Dosyadaki bilgilere göre; davalıların murisinin seyir şeridinde yolun sağ kenarında 80 cm kadar içeriden başlayan ve 18 metre ilerde yolun sağ kenarında 30 cm içeride biten fren izinin işaretlenmiş olduğu tespit edilmiştir. Buna göre de davalıların murisinin idaresindeki tırın tüm fren izlerinin kendi şeridi içerisinde kaldığı, böylece davalıların murisinin şerit ihlali yapmadığı da anlaşılmaktadır.
Sonuç olarak meydana gelen kazada, davacıya ait otobüs sürücüsünün şerit ihlali yaparak asıl kusurlu olduğu, davalıların murisinin ise aracının teknik özelliklerine dikkat etmeden hızlı seyrettiği sabittir.
Buna göre mahkemece davalıların murisinin sürücüsünün meydana gelen kazada kusur oranının %60 olarak kabul edilmesi yukarıda açıklanan olayın oluş şekline göre fazladır.
Mahkemece yapılacak iş; bilirkişilerce elde edilen teknik verilerin HMK’nın 266. maddesi çerçevesinde mahkeme hakimince değerlendirilerek, olayın oluş şekline göre davacıya ait otobüs sürücüsünün daha fazla ve asıl kusurlu olduğu gözetilerek, sürücülerin kusur oranlarının tespiti ile hasıl olacak sonuca göre karar vermekten ibaret olup, bu nedenle hükmün bozulmasına karar vermek gerekmiştir.
3-Davacı vekili, dava dilekçesi ile fazlaya ilişkin hakları saklı kalmak kaydı ile 20.000,00 TL’nin tahsiline karar verilmesini talep etmiş, ıslah dilekçesi ile bu talebini artırmıştır.
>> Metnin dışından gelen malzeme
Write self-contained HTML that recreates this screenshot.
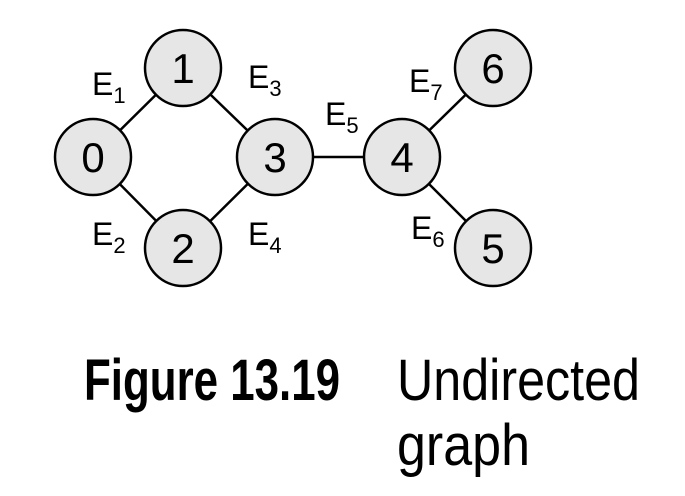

Ancak davacı vekilinin dava dilekçesinde ve ıslah dilekçesinde faize ilişkin bir talebi olmadığı halde mahkemece HMK’nın 26. maddesine aykırı olacak şekilde faize karar verilmesi de doğru görülmemiştir.


SONUÇ: Yukarıda (1) nolu bentte açıklanan nedenlerle davalılar … ve … vekilinin sair temyiz itirazlarının REDDİNE, (2) ve (3) nolu bentlerde açıklanan nedenlerle davalılar … ve … vekilinin temyiz itirazlarının kabulü ile hükmün BOZULMASINA, duruşmada vekille temsil olunmayan davalılar … ve Yasemin Bakarcı yararına vekalet ücreti takdirine yer olmadığına, peşin alınan harcın istek halinde temyiz eden davalılar … ve …’ya geri verilmesine 03/12/2020 tarihinde oybirliğiyle karar verildi.